The trouble is that the visual and aural aesthetic of film are tools in service of telling a story with well-developed characters, but Blade Runner 2049 lacks the latter. Sure, Villeneuve has no trouble in sticking and enriching the tonal value of Scott's original work, but the film fails to bring together its many subplots in a cohesive fashion that drives home its thematic value. The most interesting of those is the romance between Gosling's K and Joi (Ana de Armas), a virtual girlfriend that's like a much more advanced version of the one in Spike Jonze's Her.
There's a powerful connection between the two, and it creates some of the most intriguing images that further push the loneliness aspect of our modern technology-enabled lives, which improves on the rather out-dated world of the original film. But Blade Runner 2049 is unable to convey more than what already appears on the surface, and ends up using a frustrating trope to disconnect that link, and spur the protagonist on his journey.
Despite its narrative shortcomings, Villeneuve's self-described love letter to the much-loved original is a brave and powerful note in today's studio-controlled sequel-heavy culture, which restricts artistic creativity and endeavour in the name of producing lowest common denominator movies with the broadest appeal base, to ensure maximum profits. Disney is the best example of this, given the copied structure of The Force Awakens, and the production troubles of its upcoming entries.

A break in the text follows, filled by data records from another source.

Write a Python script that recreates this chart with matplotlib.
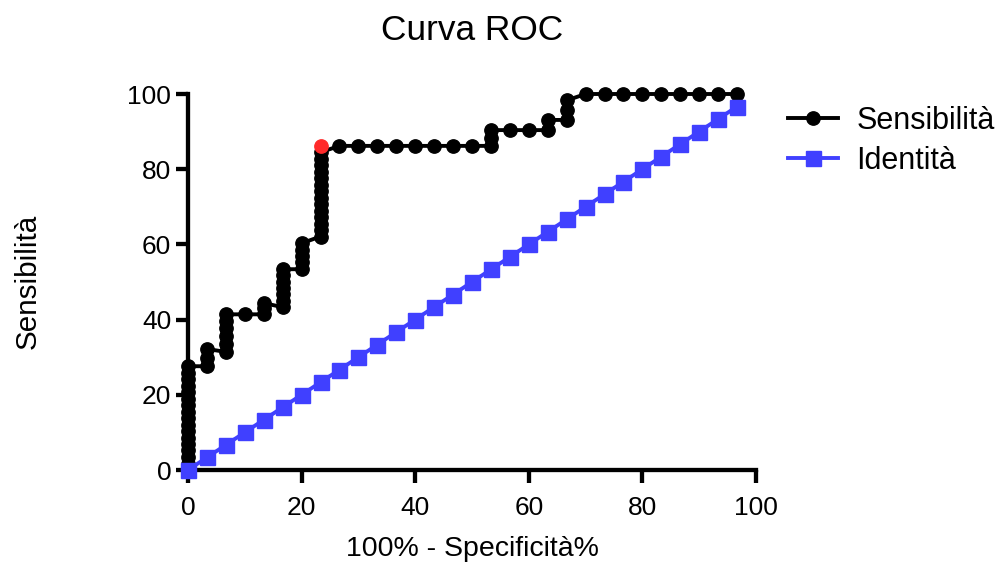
import matplotlib
matplotlib.use('Agg')
import matplotlib.pyplot as plt

plt.rcParams['font.family'] = ['Liberation Sans', 'DejaVu Sans']

# ---- data ----
sens_x = [0, 0, 0, 0, 0, 0, 0, 0, 0, 0, 0, 0, 0, 0, 0, 0, 0,
          3.33, 3.33, 3.33,
          6.67, 6.67, 6.67, 6.67, 6.67, 6.67,
          10.0,
          13.33, 13.33, 13.33,
          16.67, 16.67, 16.67, 16.67, 16.67, 16.67, 16.67,
          20.0, 20.0, 20.0, 20.0, 20.0,
          23.33, 23.33, 23.33, 23.33, 23.33, 23.33, 23.33, 23.33, 23.33, 23.33, 23.33, 23.33, 23.33, 23.33,
          26.67, 30.0, 33.33, 36.67, 40.0, 43.33, 46.67, 50.0,
          53.33, 53.33, 53.33,
          56.67, 60.0,
          63.33, 63.33,
          66.67, 66.67, 66.67,
          70.0, 73.33, 76.67, 80.0, 83.33, 86.67, 90.0, 93.33, 96.67]
sens_y = [0.0, 1.7, 3.4, 5.2, 6.9, 8.6, 10.3, 12.1, 13.8, 15.5, 17.2, 19.0, 20.7, 22.4, 24.1, 25.9, 27.6,
          27.6, 29.9, 32.2,
          31.4, 33.5, 35.6, 37.7, 39.7, 41.4,
          41.4,
          41.4, 43.1, 44.4,
          43.3, 45.0, 46.7, 48.4, 50.1, 51.8, 53.4,
          53.4, 55.2, 56.9, 58.6, 60.3,
          62.1, 63.8, 65.5, 67.2, 69.0, 70.7, 72.4, 74.1, 75.9, 77.6, 79.3, 81.0, 82.8, 84.5,
          86.2, 86.2, 86.2, 86.2, 86.2, 86.2, 86.2, 86.2,
          86.2, 88.3, 90.4,
          90.4, 90.4,
          90.4, 93.1,
          93.1, 95.7, 98.3,
          100, 100, 100, 100, 100, 100, 100, 100, 100]

# optimal cutoff point (highlighted in red)
cut_x = [23.33]
cut_y = [86.2]

ident_x = [0, 3.33, 6.67, 10, 13.33, 16.67, 20, 23.33, 26.67, 30, 33.33, 36.67, 40, 43.33, 46.67,
           50, 53.33, 56.67, 60, 63.33, 66.67, 70, 73.33, 76.67, 80, 83.33, 86.67, 90, 93.33, 96.67]
ident_y = [0, 3.33, 6.67, 10, 13.33, 16.67, 20, 23.33, 26.67, 30, 33.33, 36.67, 40, 43.33, 46.67,
           50, 53.33, 56.67, 60, 63.33, 66.67, 70, 73.33, 76.67, 80, 83.33, 86.67, 90, 93.33, 96.67]

xticks = [0, 20, 40, 60, 80, 100]
yticks = [0, 20, 40, 60, 80, 100]

title = 'Curva ROC'
xlabel = '100% - Specificità%'
ylabel = 'Sensibilità'
labels = ['Sensibilità', 'Identità']

# ---- figure ----
W, H = 1001, 565
fig = plt.figure(figsize=(W / 100, H / 100), dpi=100)
ax = fig.add_axes([188 / W, (H - 470) / H, 568 / W, 376 / H])

l1, = ax.plot(sens_x, sens_y, color='black', lw=2.8, marker='o', ms=9.6,
              clip_on=False, zorder=3, label=labels[0])
l2, = ax.plot(ident_x, ident_y, color='#4040FF', lw=2.8, marker='s', ms=10.8,
              clip_on=False, zorder=4, label=labels[1])
ax.plot(cut_x, cut_y, linestyle='none', marker='o', ms=9.6, color='#FF2A2A',
        clip_on=False, zorder=5)

ax.set_xlim(0, 100)
ax.set_ylim(0, 100)
ax.set_xticks(xticks)
ax.set_yticks(yticks)
for s in ['top', 'right']:
    ax.spines[s].set_visible(False)
for s in ['left', 'bottom']:
    ax.spines[s].set_linewidth(3.1)
    ax.spines[s].set_capstyle('projecting')
ax.tick_params(direction='out', length=9, width=3.1, labelsize=19, colors='black')
ax.tick_params(axis='x', pad=10)
ax.tick_params(axis='y', pad=3)

fig.text(472 / W, 1 - 31 / H, title, ha='center', va='center', fontsize=25.4)
fig.text(472 / W, 1 - 556 / H, xlabel, ha='center', va='baseline', fontsize=20.5)
fig.text(28 / W, 1 - 281 / H, ylabel, ha='center', va='center', rotation=90, fontsize=21.3)

fig.legend(handles=[l1, l2], loc='center left', bbox_to_anchor=(788 / W, 1 - 141 / H),
           bbox_transform=fig.transFigure, frameon=False, fontsize=22, numpoints=1,
           handlelength=1.63, handletextpad=0.6, labelspacing=0.32, borderpad=0,
           borderaxespad=0)

fig.savefig('out.png', dpi=100)
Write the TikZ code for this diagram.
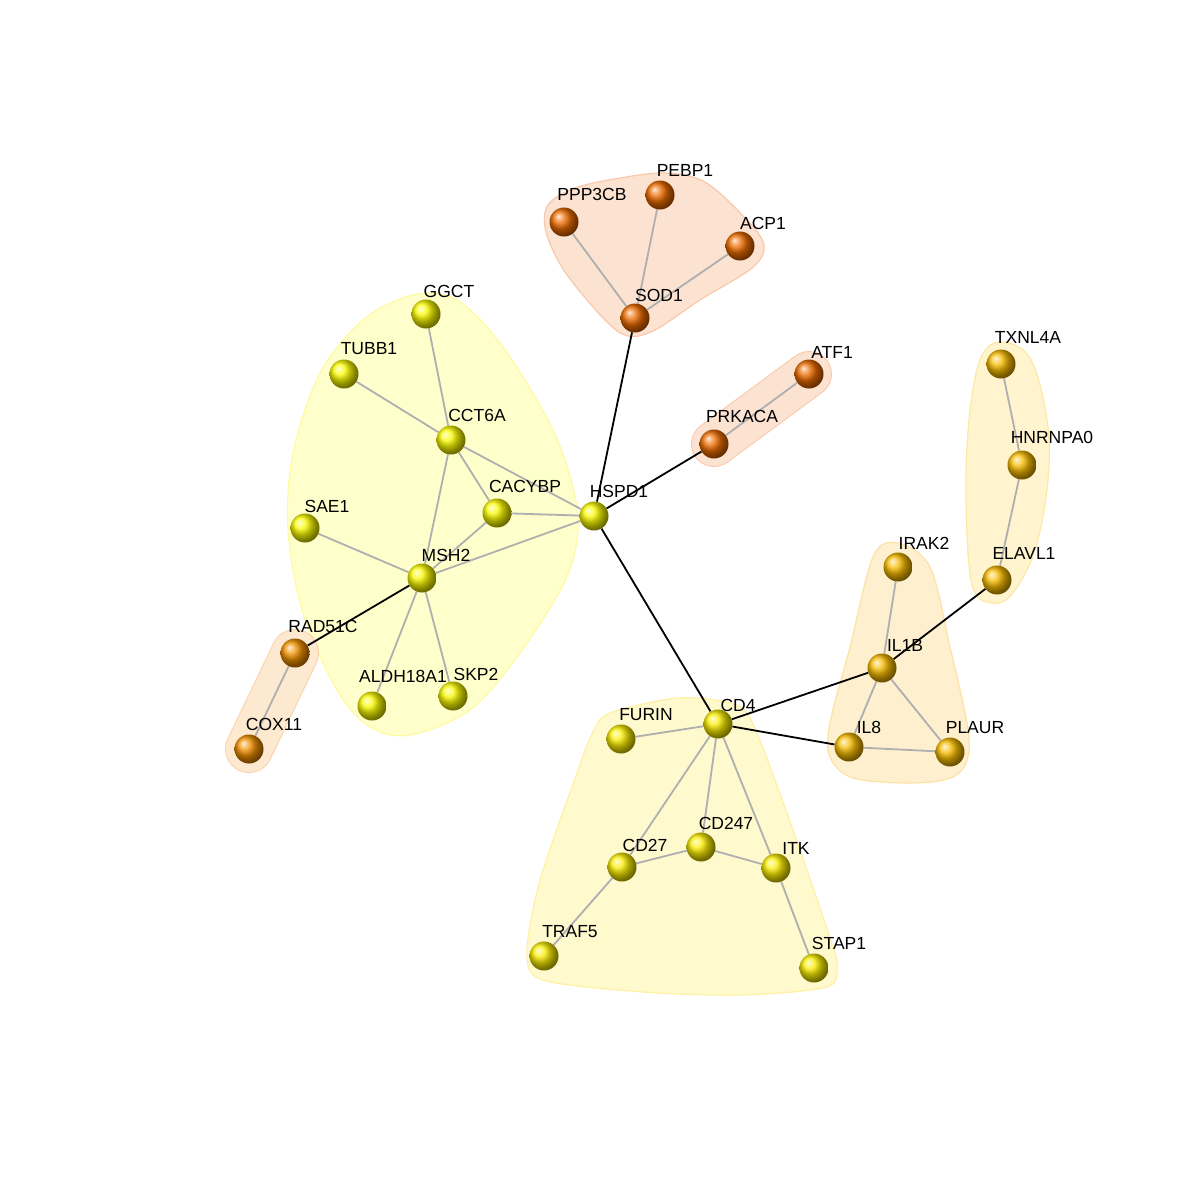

Blade Runner 2049 has a nigh impossible task on its hands, something Villeneuve confessed to as much in a recent interview, given the status of Ridley Scott's work and how it's passed the test of time since its release. Hence, the best way to judge the sequel isn't right now, but rather in a decade or two, and whether what it says still connects with its audience. But for now, it's great to see a director and his crew being given the freedom to be eccentric, contemplative, and create a film that doesn't leave you when you exit the dark hall.